The Alignment system used in the Warcraft RPG is based on the system from the venerable Dungeons & Dragons table-top RPG. There is no true analog to this system in the lore or the in game mechanics. That said, for RPG purposes many layers exist of good and evil, between chaotic and lawful. Alignment does not force characters into cookie-cutter molds. Personality quirks and life experiences make everyone different; it is possible to have a lawful good paladin grumble against the commands of his lord or a chaotic evil barbarian feel the lonely bite of a winter's evening and wish to have a pleasant conversation. Alignment is filled with shades of gray which colors an interesting character, not as a leash with which to chain them.

The animosity between the races of the Alliance and Horde can put lawful good characters at each others' throats.

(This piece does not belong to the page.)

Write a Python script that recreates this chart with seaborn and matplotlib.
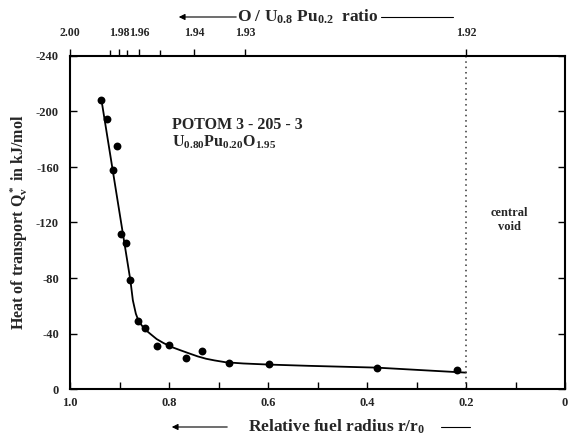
import matplotlib
matplotlib.use("Agg")
import matplotlib.pyplot as plt
import seaborn as sns
import pandas as pd
from matplotlib.lines import Line2D

# ---------------- data ----------------
point_r = [0.937, 0.925, 0.905, 0.913, 0.897, 0.887, 0.878, 0.862, 0.848,
           0.825, 0.801, 0.766, 0.733, 0.678, 0.598, 0.379, 0.218]
point_q = [-208.2, -194.5, -174.8, -157.9, -111.7, -105.0, -78.3, -49.2, -43.9,
           -30.7, -31.9, -22.7, -27.6, -18.9, -17.7, -15.0, -13.4]

curve_r = [0.937, 0.913, 0.878, 0.873, 0.867, 0.862, 0.855, 0.847, 0.838, 0.825,
           0.811, 0.795, 0.776, 0.758, 0.742, 0.725, 0.708, 0.686, 0.65, 0.598,
           0.518, 0.38, 0.20]
curve_q = [-209.5, -156.1, -78.3, -63.9, -54.3, -49.5, -45.8, -42.5, -39.8, -36.0,
           -33.1, -30.3, -27.8, -25.5, -23.5, -21.8, -20.6, -19.3, -18.4, -17.6,
           -16.7, -15.4, -11.8]

x_major = [1.0, 0.8, 0.6, 0.4, 0.2, 0.0]
x_major_labels = ["1.0", "0.8", "0.6", "0.4", "0.2", "0"]
x_minor = [0.9, 0.7, 0.5, 0.3, 0.1]
y_ticks = [0, -40, -80, -120, -160, -200, -240]
y_tick_labels = ["0", "-40", "-80", "-120", "-160", "-200", "-240"]

ou_pos = [1.0, 0.901, 0.86, 0.749, 0.646, 0.2]
ou_labels = ["2.00", "1.98", "1.96", "1.94", "1.93", "1.92"]
ou_minor = [0.92, 0.885, 0.819]

void_r = 0.2

# ---------------- style ----------------
sns.set_theme(style="ticks")
plt.rcParams["font.family"] = ["Liberation Serif", "DejaVu Serif"]
plt.rcParams["font.weight"] = "bold"
plt.rcParams["mathtext.fontset"] = "custom"
plt.rcParams["mathtext.rm"] = "Liberation Serif:bold"
plt.rcParams["mathtext.it"] = "Liberation Serif:italic:bold"
plt.rcParams["mathtext.bf"] = "Liberation Serif:bold"
plt.rcParams["axes.unicode_minus"] = False

fig = plt.figure(figsize=(5.74, 4.36), dpi=100)
ax = fig.add_axes([70 / 574, 1 - 389 / 436, 495 / 574, 333 / 436])

pts = pd.DataFrame({"r": point_r, "q": point_q})
crv = pd.DataFrame({"r": curve_r, "q": curve_q})

sns.lineplot(data=crv, x="r", y="q", sort=False, estimator=None, color="black",
             linewidth=1.3, ax=ax)
sns.scatterplot(data=pts, x="r", y="q", color="black", s=32, edgecolor="black",
                linewidth=0, ax=ax, zorder=3)

ax.axvline(void_r, color="#333333", linestyle=(0, (1, 2.5)), linewidth=1.1)

ax.set_xlim(1.0, 0.0)
ax.set_ylim(0, -240)
ax.set_xticks(x_major)
ax.set_xticklabels(x_major_labels)
ax.set_xticks(x_minor, minor=True)
ax.set_yticks(y_ticks)
ax.set_yticklabels(y_tick_labels)
ax.set_xlabel("")
ax.set_ylabel("Heat of transport Q$^*_\\mathrm{v}$ in kJ/mol", fontsize=11.5,
              fontweight="bold", labelpad=4)

for s in ax.spines.values():
    s.set_linewidth(1.5)
    s.set_color("black")

ax.tick_params(axis="both", which="both", direction="in", top=True, right=True,
               color="black", width=1.0)
ax.tick_params(axis="x", which="major", length=5, labelsize=9, pad=6)
ax.tick_params(axis="x", which="minor", length=5)
ax.tick_params(axis="y", which="major", length=5, labelsize=9, pad=8)
for lab in ax.get_xticklabels() + ax.get_yticklabels():
    lab.set_fontweight("bold")

# top O/U axis
ax2 = ax.twiny()
ax2.set_xlim(ax.get_xlim())
ax2.set_xticks(ou_pos)
ax2.set_xticklabels(ou_labels)
ax2.set_xticks(ou_minor, minor=True)
ax2.tick_params(axis="x", which="major", direction="out", length=5, width=1.0,
                labelsize=8.5, pad=7, color="black")
ax2.tick_params(axis="x", which="minor", direction="out", length=4, width=1.0,
                color="black")
for lab in ax2.get_xticklabels():
    lab.set_fontweight("bold")
for s in ax2.spines.values():
    s.set_visible(False)

# annotations
ax.text(0.794, -190, "POTOM 3 - 205 - 3", fontsize=11.5, fontweight="bold",
        ha="left", va="center")
ax.text(0.794, -178, "U$_{0.80}$Pu$_{0.20}$O$_{1.95}$", fontsize=11.5,
        fontweight="bold", ha="left", va="center")
ax.text(0.112, -122, "central\nvoid", fontsize=9, fontweight="bold",
        ha="center", va="center", linespacing=1.2)

# top title with arrow
fig.text(308 / 574, 1 - 17 / 436, "O / U$_{0.8}$ Pu$_{0.2}$  ratio", fontsize=12.5,
         fontweight="bold", ha="center", va="center")
fig.add_artist(Line2D([381 / 574, 453 / 574], [1 - 17 / 436] * 2, color="black",
                      linewidth=0.8, transform=fig.transFigure))
ax.annotate("", xy=(176 / 574, 1 - 17 / 436), xytext=(239 / 574, 1 - 17 / 436),
            xycoords="figure fraction", textcoords="figure fraction",
            arrowprops=dict(arrowstyle="-|>", color="black", lw=0.8,
                            mutation_scale=9))

# bottom label with arrow
fig.text(337 / 574, 1 - 427 / 436, "Relative fuel radius r/r$_0$", fontsize=12.5,
         fontweight="bold", ha="center", va="center")
fig.add_artist(Line2D([441 / 574, 470 / 574], [1 - 427 / 436] * 2, color="black",
                      linewidth=0.8, transform=fig.transFigure))
ax.annotate("", xy=(169 / 574, 1 - 427 / 436), xytext=(230 / 574, 1 - 427 / 436),
            xycoords="figure fraction", textcoords="figure fraction",
            arrowprops=dict(arrowstyle="-|>", color="black", lw=0.8,
                            mutation_scale=9))

fig.savefig("out.png", dpi=100)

An orc can be raised within the shamanistic heritage of his or her people, learn to channel positive energy and become a healer, follow Thrall and his religion's rules to the letter, and still have no compunctions against killing a lawful good paladin who is following his lord's orders to rid the world of the orcs who killed his parents.

A short summarise in how you can view "Which side am I on?" - is this phrase: "What is normal to the spider is chaos to the fly." An "evil" character is most often not evil in his/her view, for an example... As well as a superficially "good" character might actually be doing evil deeds eventho he thinks otherwise.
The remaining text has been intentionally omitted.